Accounts reported to Twitter and "found to be in violation of our rules, will face ... range of enforcement actions," it said in a statement.

The Tell Mama report pointed to an increase in more aggressive, street-based attacks in 2017, mostly carried out by teenagers. It said it was a sign that anti-Muslim hate “may be bleeding out into wider society” from a hard-core of white supremacists.

The attacks have increased over the last six years with 1,201 verified cases in 2017. The figures included a rise in vandalism triggered by a series of terrorist attacks in Britain.

It saw a 700 per cent increase in the anti-Muslim incidents following a suicide bomb attack on a concert venue in Manchester in May 22, which left 22 people dead. The charity reported that a surgeon travelling to a hospital to treat victims of the attack, and a Muslim man going to donate blood were both called terrorists.

The charity received one report that a London bus driver insisted on checking a Muslim family’s pushchair for “explosives” when they got on the bus. “This country is on a high alert for terrorism,” the bus driver reportedly told them. “Your people are killing children in our country.”

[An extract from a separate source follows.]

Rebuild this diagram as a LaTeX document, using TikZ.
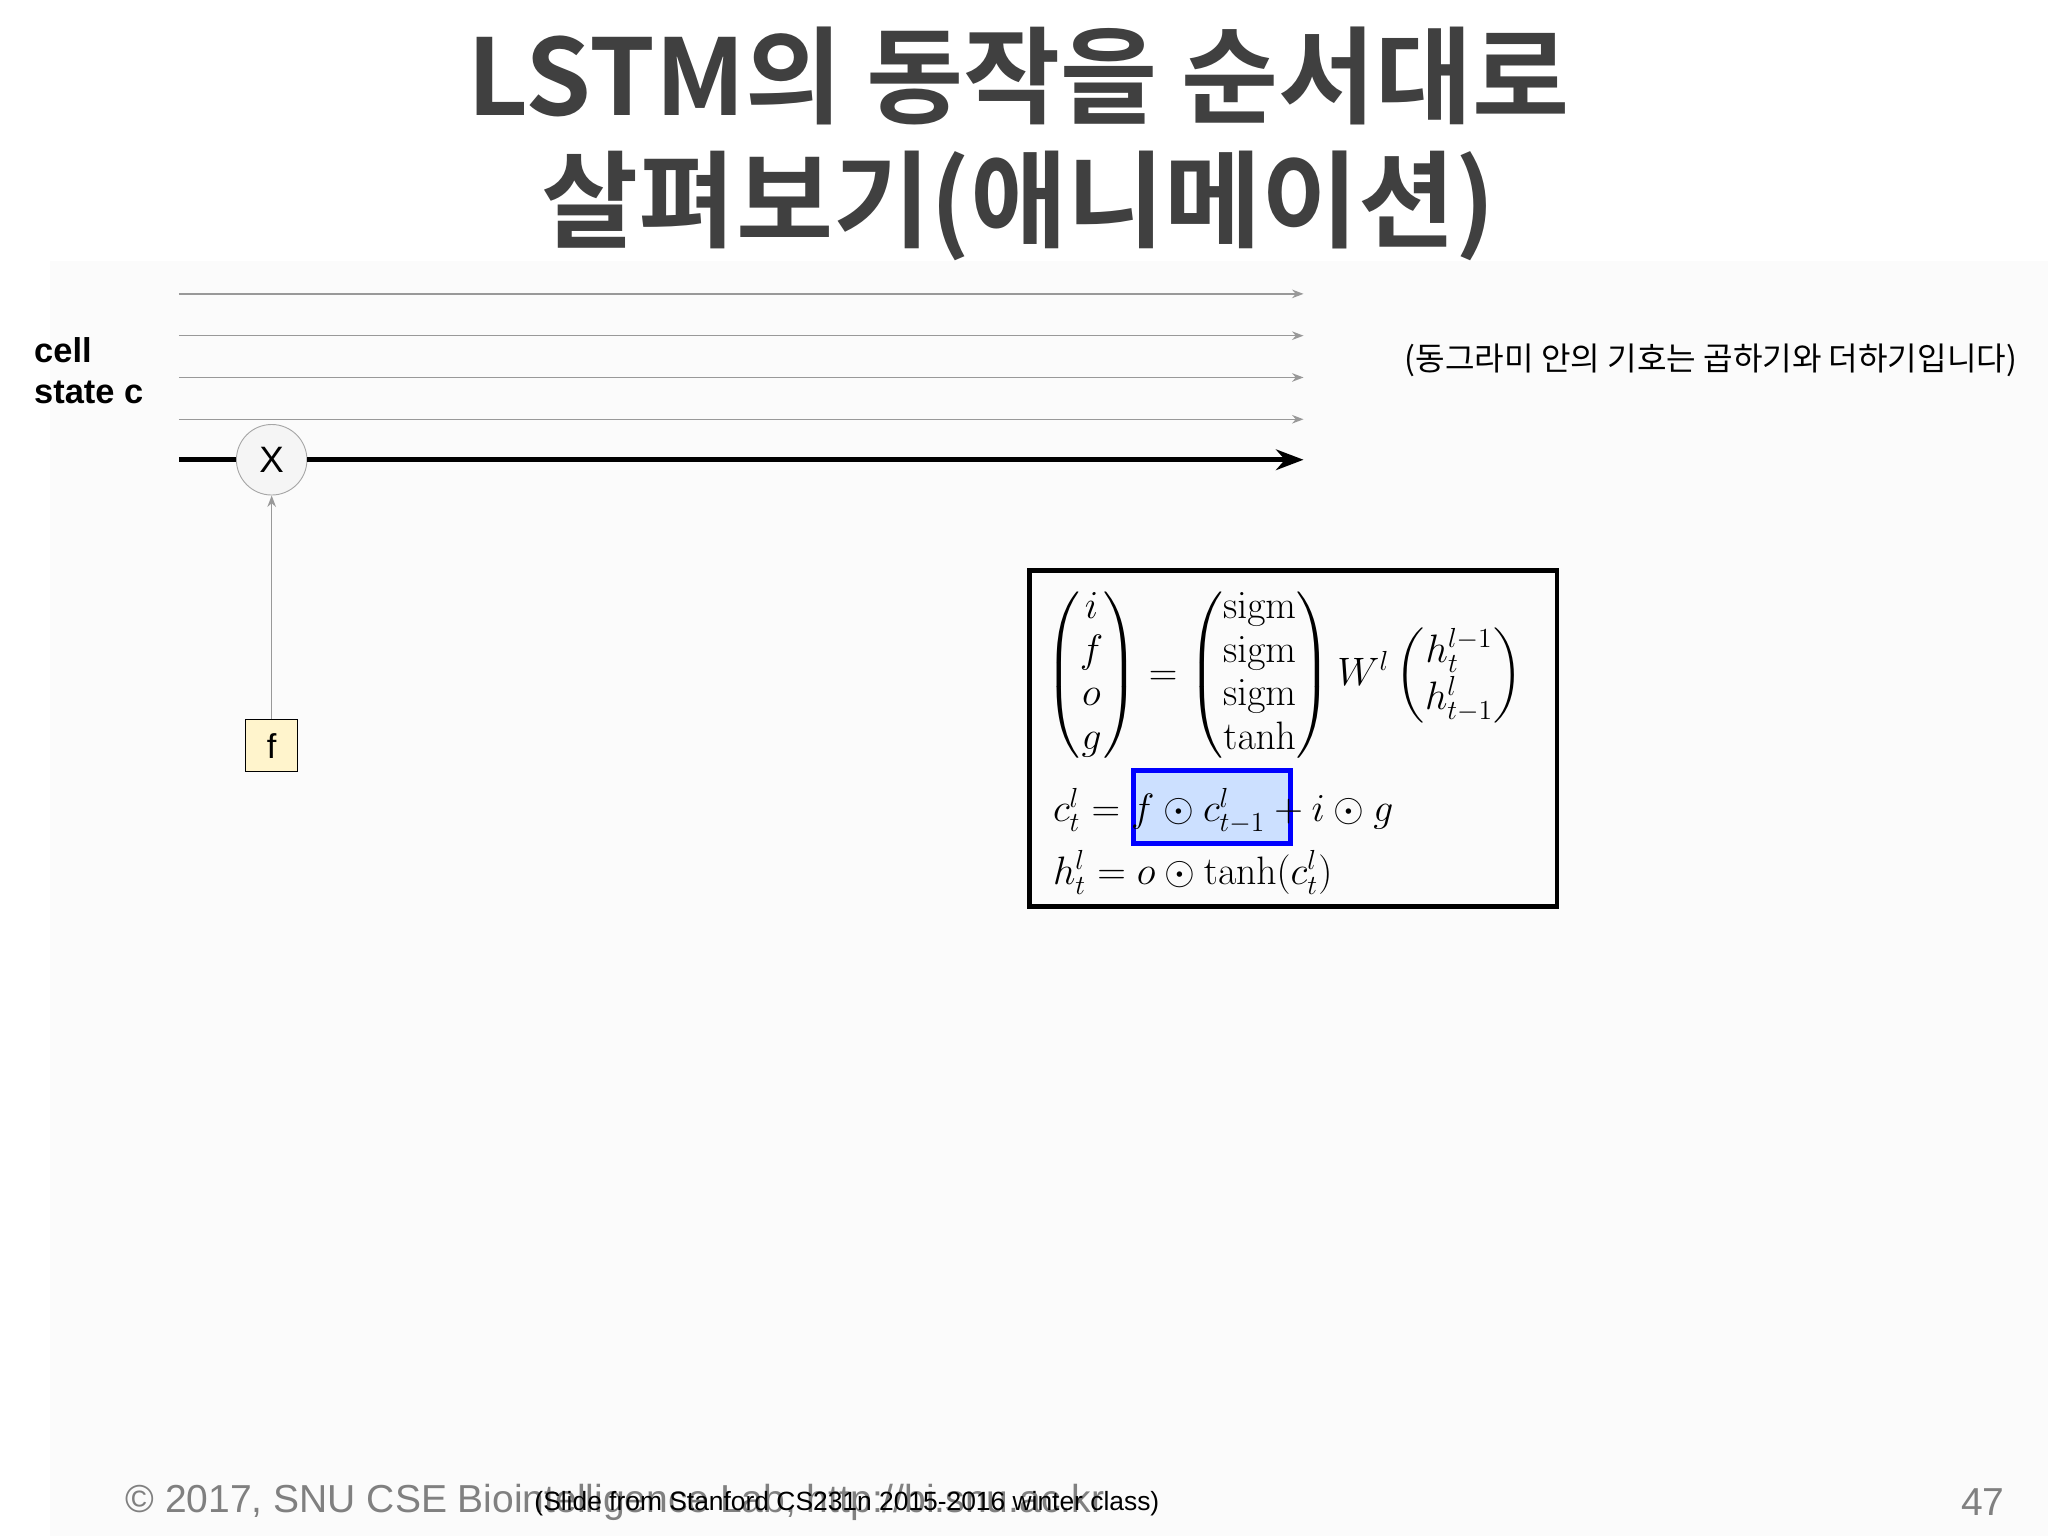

In another case, a nurse refused to let a Muslim family visit a sick relative. “I don’t know who you are, you might plant a bomb or something here,” the nurse reportedly said.

The release of the Tell Mama report followed a weekend poll that suggested a new far-right party in the UK running on an explicit anti-migration, anti-Muslim platform would secure significant support amid growing disenchantment with mainstream politics.

The far-right, emboldened by backing from the US alt-right movement, has become increasingly vocal and confident after backing the winning side in the 2016 referendum to leave the European Union.

One prominent extremist on the far-right, Tommy Robinson, has received strong backing from the US including former Donald Trump strategist Steve Bannon who has called for his release from prison where he is serving more than a year for interfering in a criminal court case. Mr Bannon has reportedly met with senior Brexit leaders in the UK to plot a new far-right movement.

The far-right has been on the march across Europe with the countries such as Hungary, Italy, and Austria all opposed to the EU’s migration policy and demanding greater barriers to migrants arriving in their countries.